The Year 3 pupils at Manorbrook Primary School took part in a virtual Roman workshop in February.
Both key worker children who are still attending the school in Park Road and pupils studying from home were able to accessed an online session run by Caerleon National Roman Museum in Newport.
Before the workshop they were set challenges such as exploring the museum virtually though its website as well as learning Latin commands that a legionary soldier would have had to follow.
During the session they were tested on whether they could follow the commands and then received a presentation from a museum staff member playing ‘Claudia’, the wife of a Roman Centurion.
She showed the children all the different elements to a soldier’s clothing as well as the different weapons and their uses.
Pupils also had the opportunity to see Roman artefacts such as coins and brooches under a camera, including a tiny spoon used by soldiers to clean out and collect their earwax for use in medicines, which was a particular favourite.
The workshop ended with a question and answer session where the children were able to ask about a variety of aspects of Roman life, from food and pets to buildings and toilets, before continuing their learning through projects at home or at school.

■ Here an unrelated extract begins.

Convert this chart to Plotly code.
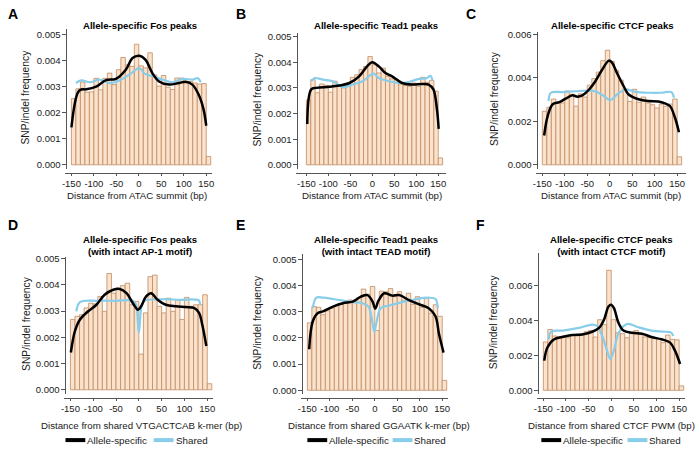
import plotly.graph_objects as go

# ---------------- data (values in units of 0.001) ----------------
bin_centers = list(range(-145, 160, 10))  # bins of width 10 from -150 to 160
x_ticks = [-150, -100, -50, 0, 50, 100, 150]
x_tick_text = ["-150", "-100", "-50", "0", "50", "100", "150"]

fos_hist = [2.54, 2.92, 3.18, 2.79, 2.80, 3.32, 2.88, 3.32, 3.52, 3.08, 3.65, 4.12, 3.84, 3.78, 4.63,
            3.80, 3.72, 4.30, 3.45, 3.02, 3.43, 2.98, 2.89, 3.33, 3.33, 3.14, 3.20, 3.14, 3.10, 3.12, 0.32]
tead1_hist = [2.53, 3.32, 2.81, 3.15, 3.10, 2.83, 3.26, 3.09, 3.00, 3.13, 3.41, 3.51, 3.71, 3.83, 4.22,
              3.90, 3.58, 3.77, 3.45, 3.35, 3.32, 3.15, 3.09, 3.06, 3.19, 3.06, 3.41, 3.22, 3.29, 2.87, 0.27]
ctcf_hist = [2.47, 2.65, 3.03, 2.88, 2.85, 3.40, 3.25, 2.70, 3.27, 3.12, 3.67, 3.97, 4.27, 4.80, 5.28,
             4.77, 4.35, 3.90, 3.48, 2.92, 3.48, 2.88, 3.12, 2.85, 2.77, 2.62, 2.80, 2.70, 2.80, 3.03, 0.37]
fos_motif_hist = [2.68, 2.80, 2.86, 3.12, 3.30, 3.27, 3.55, 2.99, 4.43, 3.68, 3.87, 3.97, 4.06, 3.24, 3.37,
                  1.36, 2.93, 4.31, 4.37, 3.18, 2.93, 3.49, 2.99, 3.43, 2.68, 3.52, 3.18, 3.24, 3.24, 3.62, 0.23]
tead_motif_hist = [2.58, 3.20, 3.17, 2.89, 3.04, 3.14, 3.24, 3.29, 3.39, 3.45, 3.42, 3.54, 3.87, 3.67, 3.97,
                   2.29, 3.79, 3.77, 3.89, 3.58, 3.77, 3.45, 3.71, 3.29, 3.58, 3.17, 3.54, 2.95, 3.27, 2.83, 0.38]
ctcf_motif_hist = [2.76, 3.47, 3.10, 3.06, 3.10, 3.00, 3.15, 3.10, 3.23, 3.34, 3.41, 3.04, 4.03, 3.75, 6.85,
                   4.03, 3.28, 3.23, 3.00, 3.28, 3.41, 3.19, 3.04, 3.00, 2.95, 2.91, 2.72, 3.15, 2.91, 2.88, 0.25]

# density curves: allele-specific (black) and shared (blue)
fos_as_x = [-150, -145, -140, -135, -128, -117, -95, -73, -51, -29, -14, 1, 15, 30, 45, 67, 89, 104, 119, 133, 144, 150]
fos_as_y = [1.44, 2.10, 2.55, 2.80, 2.89, 2.90, 3.00, 3.25, 3.30, 3.65, 4.10, 4.19, 4.03, 3.52, 3.20, 3.08, 3.14, 3.19, 3.08, 2.70, 2.13, 1.50]
fos_sh_x = [-140, -128, -109, -87, -65, -43, -21, 1, 13, 31, 53, 75, 97, 120, 131, 138]
fos_sh_y = [3.14, 3.24, 3.17, 3.27, 3.14, 3.24, 3.46, 3.71, 3.50, 3.40, 3.27, 3.17, 3.30, 3.27, 3.33, 3.17]

tead1_as_x = [-148, -139, -127, -97, -75, -52, -30, -11, 0, 15, 30, 45, 68, 91, 113, 128, 139, 147, 151]
tead1_as_y = [1.59, 2.94, 3.00, 3.04, 3.09, 3.19, 3.45, 3.86, 4.00, 3.83, 3.58, 3.45, 3.19, 3.13, 3.15, 3.13, 2.94, 2.17, 1.40]
tead1_sh_x = [-139, -131, -112, -90, -67, -45, -22, -3, 4, 15, 38, 60, 83, 106, 124, 132, 137]
tead1_sh_y = [3.26, 3.38, 3.32, 3.26, 3.03, 3.13, 3.26, 3.51, 3.55, 3.38, 3.26, 3.19, 3.23, 3.35, 3.38, 3.47, 3.29]

ctcf_as_x = [-146, -138, -127, -112, -98, -83, -72, -61, -46, -32, -17, -2, 5, 16, 31, 42, 64, 86, 108, 123, 134, 145, 154]
ctcf_as_y = [1.35, 2.26, 2.79, 2.89, 3.05, 3.20, 3.14, 3.20, 3.47, 3.85, 4.38, 4.80, 4.71, 4.23, 3.62, 3.24, 3.02, 2.94, 2.92, 2.83, 2.71, 2.18, 1.50]
ctcf_sh_x = [-136, -131, -105, -76, -50, -32, -13, 1, 16, 35, 57, 86, 115, 137, 143]
ctcf_sh_y = [2.94, 3.32, 3.35, 3.39, 3.42, 3.39, 3.17, 2.98, 3.24, 3.47, 3.36, 3.32, 3.32, 3.35, 3.09]

fosm_as_x = [-149, -140, -129, -111, -93, -75, -56, -42, -27, -13, -2, 5, 16, 27, 41, 59, 81, 103, 121, 132, 139, 148]
fosm_as_y = [1.42, 2.24, 2.68, 2.99, 3.24, 3.62, 3.81, 3.84, 3.68, 3.30, 3.05, 3.18, 3.56, 3.68, 3.43, 3.24, 3.18, 3.15, 3.12, 2.93, 2.49, 1.67]
fosm_sh_x = [-137, -129, -90, -50, -13, -6, 0, 6, 12, 52, 88, 132, 134]
fosm_sh_y = [2.99, 3.34, 3.39, 3.39, 3.39, 3.24, 2.17, 3.18, 3.39, 3.45, 3.43, 3.40, 3.24]

teadm_as_x = [-146, -138, -127, -115, -93, -71, -49, -31, -16, -5, 1, 8, 21, 39, 54, 76, 98, 120, 135, 143, 153]
teadm_as_y = [1.57, 2.64, 2.95, 3.02, 3.20, 3.33, 3.39, 3.58, 3.64, 3.39, 3.12, 3.42, 3.71, 3.62, 3.64, 3.45, 3.29, 3.14, 2.83, 2.14, 1.44]
teadm_sh_x = [-138, -130, -115, -93, -71, -49, -27, -14, -7, -1, 5, 13, 32, 61, 90, 120, 135, 140]
teadm_sh_y = [3.14, 3.54, 3.54, 3.49, 3.43, 3.37, 3.33, 3.20, 2.76, 2.24, 2.70, 3.14, 3.24, 3.37, 3.48, 3.54, 3.49, 3.14]

ctcfm_as_x = [-148, -141, -126, -108, -86, -64, -42, -27, -16, -6, 0, 6, 16, 27, 46, 68, 89, 111, 130, 141, 152]
ctcfm_as_y = [1.69, 2.44, 2.91, 3.04, 3.15, 3.19, 3.34, 3.56, 4.03, 4.78, 4.88, 4.69, 3.85, 3.41, 3.28, 3.23, 3.04, 2.91, 2.72, 2.25, 1.50]
ctcfm_sh_x = [-138, -133, -108, -71, -42, -31, -20, -9, -2, 6, 15, 27, 38, 60, 89, 119, 133, 137]
ctcfm_sh_y = [2.91, 3.34, 3.41, 3.56, 3.75, 3.66, 3.10, 2.25, 1.78, 2.29, 3.19, 3.66, 3.79, 3.60, 3.41, 3.34, 3.28, 3.10]

titles = ["Allele-specific Fos peaks", "Allele-specific Tead1 peaks", "Allele-specific CTCF peaks",
          "Allele-specific Fos peaks<br>(with intact AP-1 motif)",
          "Allele-specific Tead1 peaks<br>(with intact TEAD motif)",
          "Allele-specific CTCF peaks<br>(with intact CTCF motif)"]
x_titles = ["Distance from ATAC summit (bp)", "Distance from ATAC summit (bp)", "Distance from ATAC summit (bp)",
            "Distance from shared VTGACTCAB k-mer (bp)", "Distance from shared GGAATK k-mer (bp)",
            "Distance from shared CTCF PWM (bp)"]
letters = ["A", "B", "C", "D", "E", "F"]
legend_labels = ["Allele-specific", "Shared"]

hists = [fos_hist, tead1_hist, ctcf_hist, fos_motif_hist, tead_motif_hist, ctcf_motif_hist]
curves = [(fos_as_x, fos_as_y, fos_sh_x, fos_sh_y), (tead1_as_x, tead1_as_y, tead1_sh_x, tead1_sh_y),
          (ctcf_as_x, ctcf_as_y, ctcf_sh_x, ctcf_sh_y), (fosm_as_x, fosm_as_y, fosm_sh_x, fosm_sh_y),
          (teadm_as_x, teadm_as_y, teadm_sh_x, teadm_sh_y), (ctcfm_as_x, ctcfm_as_y, ctcfm_sh_x, ctcfm_sh_y)]
y_tick_sets = [[0, 1, 2, 3, 4, 5], [0, 1, 2, 3, 4, 5], [0, 2, 4, 6],
               [0, 1, 2, 3, 4, 5], [0, 1, 2, 3, 4, 5], [0, 2, 4, 6]]

SCALE = 1e-3

# ---------------- layout geometry (pixels) ----------------
W, H = 699, 449
FONT = "Liberation Sans, Arial, Helvetica, sans-serif"
geo = [
    dict(pl=68, pr=204, q0=163, qt=31, vt=0.005, ytop=25, ybot=167, xline=171, yline=63, xl=62, xr=210,
         letter=(9, 10), title_y=[22], ytitle_x=22, xt=194),
    dict(pl=305, pr=438, q0=163, qt=33, vt=0.005, ytop=29, ybot=167, xline=171, yline=296, xl=295, xr=446,
         letter=(239, 10), title_y=[22], ytitle_x=256, xt=194),
    dict(pl=543, pr=679, q0=163, qt=31, vt=0.006, ytop=28, ybot=167, xline=171, yline=538, xl=537, xr=688,
         letter=(471, 10), title_y=[22], ytitle_x=494, xt=194),
    dict(pl=67, pr=205, q0=391, qt=258, vt=0.005, ytop=256, ybot=395, xline=399, yline=62, xl=61, xr=211,
         letter=(9, 224), title_y=[238, 252], ytitle_x=22, xt=427),
    dict(pl=306, pr=442, q0=391.5, qt=259, vt=0.005, ytop=253, ybot=395, xline=399, yline=301, xl=300, xr=448,
         letter=(239, 224), title_y=[238, 252], ytitle_x=256, xt=427),
    dict(pl=544, pr=681, q0=391.5, qt=285, vt=0.006, ytop=252, ybot=395, xline=399, yline=539, xl=538, xr=687,
         letter=(481, 224), title_y=[238, 252], ytitle_x=494, xt=427),
]
title_centers = [137, 375, 614, 137, 375, 613]
xtitle_centers = [134, 371, 612, 139, 378, 613]

BAR_FILL = "rgb(250,226,204)"
BAR_LINE = "#c08b62"
BLACK = "#000000"
BLUE = "#88cdea"
AXIS_COL = "#555555"

fig = go.Figure()
annotations = []
shapes = []

for i, g in enumerate(geo):
    k = i + 1
    xa = "x" if k == 1 else f"x{k}"
    ya = "y" if k == 1 else f"y{k}"
    ppu = (g["pr"] - g["pl"]) / 300.0
    xmin = -150 + (g["xl"] - g["pl"]) / ppu
    xmax = 150 + (g["xr"] - g["pr"]) / ppu
    ppv = (g["q0"] - g["qt"]) / g["vt"]
    ymax = (g["q0"] - g["ytop"]) / ppv
    ymin = (g["q0"] - g["ybot"]) / ppv

    fig.add_trace(go.Bar(x=bin_centers, y=[v * SCALE for v in hists[i]], width=10,
                         marker=dict(color=BAR_FILL, line=dict(color=BAR_LINE, width=0.8)),
                         xaxis=xa, yaxis=ya, showlegend=False, hoverinfo="skip"))
    ax, ay, sx, sy = curves[i]
    fig.add_trace(go.Scatter(x=sx, y=[v * SCALE for v in sy], mode="lines",
                             line=dict(color=BLUE, width=2.2, shape="spline", smoothing=1.0),
                             xaxis=xa, yaxis=ya, showlegend=False, hoverinfo="skip"))
    fig.add_trace(go.Scatter(x=ax, y=[v * SCALE for v in ay], mode="lines",
                             line=dict(color=BLACK, width=2.5, shape="spline", smoothing=1.0),
                             xaxis=xa, yaxis=ya, showlegend=False, hoverinfo="skip"))

    xkey = "xaxis" if k == 1 else f"xaxis{k}"
    ykey = "yaxis" if k == 1 else f"yaxis{k}"
    yt = [v * SCALE for v in y_tick_sets[i]]
    fig.update_layout(**{
        xkey: dict(domain=[g["xl"] / W, g["xr"] / W], range=[xmin, xmax], anchor="free",
                   position=1 - g["xline"] / H, showline=True, linecolor=AXIS_COL, linewidth=1,
                   ticks="outside", ticklen=2, tickcolor=AXIS_COL, tickvals=x_ticks, ticktext=x_tick_text,
                   tickangle=0, showgrid=False, zeroline=False,
                   tickfont=dict(family=FONT, size=9.5, color="#1a1a1a")),
        ykey: dict(domain=[1 - g["ybot"] / H, 1 - g["ytop"] / H], range=[ymin, ymax], anchor="free",
                   position=g["yline"] / W, showline=True, linecolor=AXIS_COL, linewidth=1,
                   ticks="outside", ticklen=4, tickcolor=AXIS_COL, tickvals=yt,
                   ticktext=[f"{v:.3f}" for v in yt], showgrid=False, zeroline=False,
                   tickfont=dict(family=FONT, size=9.5, color="#1a1a1a")),
    })

    annotations.append(dict(text=f"<b>{letters[i]}</b>", x=g["letter"][0] / W, y=1 - g["letter"][1] / H,
                            xref="paper", yref="paper", xanchor="center", yanchor="middle", showarrow=False,
                            font=dict(family=FONT, size=14, color="#000")))
    ty = sum(g["title_y"]) / len(g["title_y"])
    annotations.append(dict(text=f"<b>{titles[i]}</b>", x=title_centers[i] / W, y=1 - ty / H,
                            xref="paper", yref="paper", xanchor="center", yanchor="middle", showarrow=False,
                            font=dict(family=FONT, size=9.6, color="#000")))
    annotations.append(dict(text="SNP/indel frequency", x=g["ytitle_x"] / W, y=1 - (g["q0"] + g["ytop"]) / 2 / H,
                            xref="paper", yref="paper", xanchor="center", yanchor="middle", textangle=-90,
                            showarrow=False, font=dict(family=FONT, size=10.3, color="#1a1a1a")))
    annotations.append(dict(text=x_titles[i], x=xtitle_centers[i] / W, y=1 - g["xt"] / H, xref="paper", yref="paper",
                            xanchor="center", yanchor="middle", showarrow=False,
                            font=dict(family=FONT, size=9.7, color="#1a1a1a")))

legend_pos = [(62, 151), (306, 392), (542, 629)]
for (bx, sx0) in legend_pos:
    ly = 442
    shapes.append(dict(type="line", xref="paper", yref="paper", x0=bx / W, x1=(bx + 20) / W,
                       y0=1 - ly / H, y1=1 - ly / H, line=dict(color=BLACK, width=4)))
    annotations.append(dict(text=legend_labels[0], x=(bx + 20) / W, y=1 - ly / H, xref="paper", yref="paper",
                            xanchor="left", yanchor="middle", showarrow=False,
                            font=dict(family=FONT, size=9.8, color="#1a1a1a")))
    shapes.append(dict(type="line", xref="paper", yref="paper", x0=sx0 / W, x1=(sx0 + 20) / W,
                       y0=1 - ly / H, y1=1 - ly / H, line=dict(color=BLUE, width=4)))
    annotations.append(dict(text=legend_labels[1], x=(sx0 + 20) / W, y=1 - ly / H, xref="paper", yref="paper",
                            xanchor="left", yanchor="middle", showarrow=False,
                            font=dict(family=FONT, size=9.8, color="#1a1a1a")))

fig.update_layout(width=W, height=H, margin=dict(l=0, r=0, t=0, b=0, pad=0), paper_bgcolor="white",
                  plot_bgcolor="white", barmode="overlay", annotations=annotations, shapes=shapes,
                  font=dict(family=FONT, size=10, color="#1a1a1a"), showlegend=False)

fig.write_html("out.html", config={"displayModeBar": False},
               post_script="document.body.style.margin='0px';document.body.style.padding='0px';")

These included creating mosaics, models of Roman houses and boats as well as video presentations. Most were inspired by a Roman soldier to create swords, shields and even helmets.
About a third of the Year 3 class are key worker children who have been attending school during the lockdown.
Year 3 teacher Elaine Drayton said: “It was a great session which all the children enjoyed.
"They were so engaged and interested in finding out about life in Roman times.
"The knowledge of the staff member from Caerleon Museum was extraordinary – there wasn’t a question the pupils asked that she couldn’t answer in great historical detail.
"The session was also so inspiring, the children couldn’t wait to go off and make their projects, both in school and at home, and we have all enjoyed sharing and seeing what the other children in the class have created.”